Many event types can share the same event structure. The event types SDL_KEYDOWN and SDL_KEYUP which are generated by pressing or releasing a key share the same event structure SDL_KeyboardEvent since the information are the same, e.g. the key identifier.
The third column shows the SDL_Event field name to access the event specific fields. In case of an event type SDL_KEYDOWN the event structure is SDL_KeyboardEvent. The specific information, e.g. the key identifier, is accessible via the field key in the SDL_Event record.

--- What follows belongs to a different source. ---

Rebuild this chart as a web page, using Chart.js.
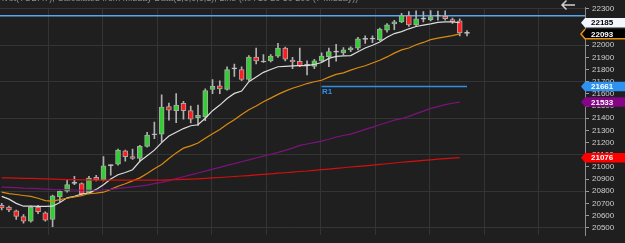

This may sound confusing. Later on the relation is discussed in more detail. Let’s right proceed into the code.
program Chapter8_SDL2;
uses SDL2;
var
sdlWindow1: PSDL_Window;
sdlEvent: PSDL_Event;
exitloop: boolean = false;
text1: string = '';
begin
//initilization of video subsystem
if SDL_Init( SDL_INIT_VIDEO ) < 0 then HALT;
sdlWindow1 := SDL_CreateWindow( 'Window1', 50, 50, 500, 500, SDL_WINDOW_SHOWN );
if sdlWindow1 = nil then HALT;
new( sdlEvent );
while exitloop = false do
begin
while SDL_PollEvent( sdlEvent ) = 1 do
begin
write( 'Event detected: ' );
case sdlEvent^.type_ of
//keyboard events
SDL_KEYDOWN: begin
writeln( 'Key pressed:');
writeln( ' Key code: ', sdlEvent^.key.keysym.sym );
writeln( ' Key name: "', SDL_GetKeyName( sdlEvent^.key.keysym.sym ), '"' );
writeln( ' Scancode: ', sdlEvent^.key.keysym.scancode );
writeln( ' Scancode name: "', SDL_GetScancodeName( sdlEvent^.key.keysym.scancode ), '"' );
writeln( ' Key modifiers: ', sdlEvent^.key.keysym._mod );
case sdlEvent^.key.keysym.sym of
SDLK_ESCAPE: exitloop := true; // exit on pressing ESC key
//switching text input mode on/off
SDLK_F1: begin
if SDL_IsTextInputActive = SDL_True then SDL_StopTextInput
else SDL_StartTextInput;
writeln(' Text Input Mode switched' );
end;
end;
end;
SDL_KEYUP: writeln( 'Key released ' );
SDL_TEXTINPUT: begin
writeln( 'Text input: "', sdlEvent^.text.text, '"' );
text1 := text1 + sdlEvent^.text.text;
writeln( 'Full string: ' + text1 );
end;
//mouse events
SDL_MOUSEMOTION: begin
writeln( 'X: ', sdlEvent^.motion.x, ' Y: ', sdlEvent^.motion.y,
' dX: ', sdlEvent^.motion.xrel, ' dY: ', sdlEvent^.motion.yrel );
end;
SDL_MOUSEBUTTONDOWN: writeln( 'Mouse button pressed: Button index: ', sdlEvent^.button.button );
SDL_MOUSEBUTTONUP: writeln( 'Mouse button released' );
SDL_MOUSEWHEEL: begin
write( 'Mouse wheel scrolled: ' );
if sdlEvent^.wheel.y > 0 then writeln( 'Scroll forward, Y: ', sdlEvent^.wheel.y )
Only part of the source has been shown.